Initially, we both lived with my mother-in-law for a number of months. One day my mother-in-law’s sister, and aunt to my husband, called on the phone. I picked up the receiver and fearfully answered in the universal language, “Hello?”

“Where’s Mother?” my aunt asked.

I felt flushed, and answered as best I could. “She’s coming.”

After a few minutes’ wait, my aunt asked again, “Where is Mother?”

I replied, “She’s coming to work.” There. I’d said my first sentence.

My aunt broke out in laughter on the other end of the receiver. “You mean she ‘went’ to work?”

That was the extent of my English between coming and going. Within a few months I was able to speak with a better ease of the language. Having learned the French language while growing up also made it easier for me to learn English.

But I digress. To return to my struggle with learning English, I began as a shy schoolgirl, reading French books to my heart’s content. That is, until my teacher at school complained that my homework lagged behind. My usual quota of ten books per week from the school library fell to two books. I was heartbroken. My parents by then had hired a tutor to help me with various subjects, which kept me busy.

But now that books were curtailed and kept away from me, I borrowed my older brother’s books. This borrowing created a huge tug-of-war between two sibling rivals. He didn’t like me touching his books and I coveted them. I read, in French, whatever my brother had in his small library: mysteries, a violent series of thirty-six novels called “Fantomas,” and of course, Sherlock Holmes. I was so indoctrinated that I answered questions with the French equivalent of the ubiquitous “The game’s afoot, my dear Dr. Watson.” That’s how my brother found out I had peeked at his books.

I began writing on and off in 1982. By then we had a small family, work schedules, and a mortgage. Writing was relegated to the back burner. Then in 1983 I sat down and wrote my first novel. To this day, it’s still in a drawer somewhere in the house. The book was titled The Trans-Siberian Express, and told the story of a Russian scientist that disappears somewhere in Siberia and the hero is ordered to go find him. Easy, right? Wrong. I didn’t know the first thing about writing a spy novel, and the poor editing by moi left much to be desired.

My second novel, Hello Exile, wasn’t completed until 1987, and that also took place in Siberia. That’s when I decided to “come out of the cold,” stay with the familiar, and write only what I knew about. By then life happened. I went back school, we moved, and writing became fourth place or nonexistent.

Then in 1998 I wrote my third book, and using the old adage “write what you know,” Living a Blissful Marriage made its breakthrough in 2001. I was then committed to my writing, and tried to write everyday a bit of this and a bit of that, but nothing concrete when I decided to “write what I don’t know.”

Flower from Castile broke the mold for me. I didn’t know much about history, let alone how to write a historical novel.
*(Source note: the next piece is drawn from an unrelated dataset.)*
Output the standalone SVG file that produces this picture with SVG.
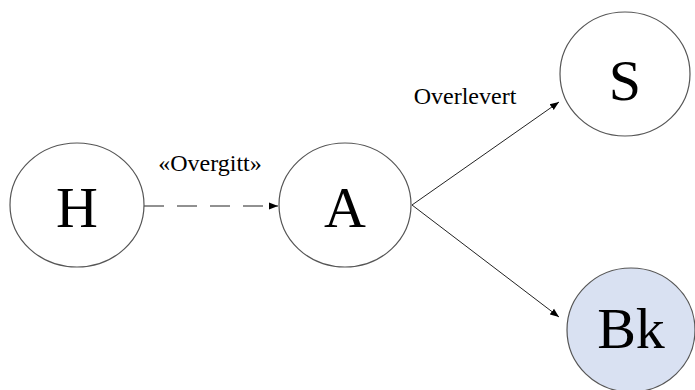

The one book became a trilogy, and I was committed to finishing it even if it killed me. In the process of researching the characters and the events in history, I learned a great deal.

That’s when I realized that writing “what we know” is limiting and confines us to a narrow slice of life. By adventuring into an unknown world, it opened a door for me into different and unimagined realms.

Many times our fear that we’re not proficient enough in a language stops us from blooming in our writing career. The fear of making a complete fool of oneself is what holds us back. I have gained the knowledge of learning and writing by doing what I dreaded most—showing my vulnerable writing side.

Just think—if I could pursue a writing career with a language I didn’t know, or learned at a later stage in life, think of what you can do with the native speech you were given. So take the plunge, and may the force of the pen (keyboard) be with you!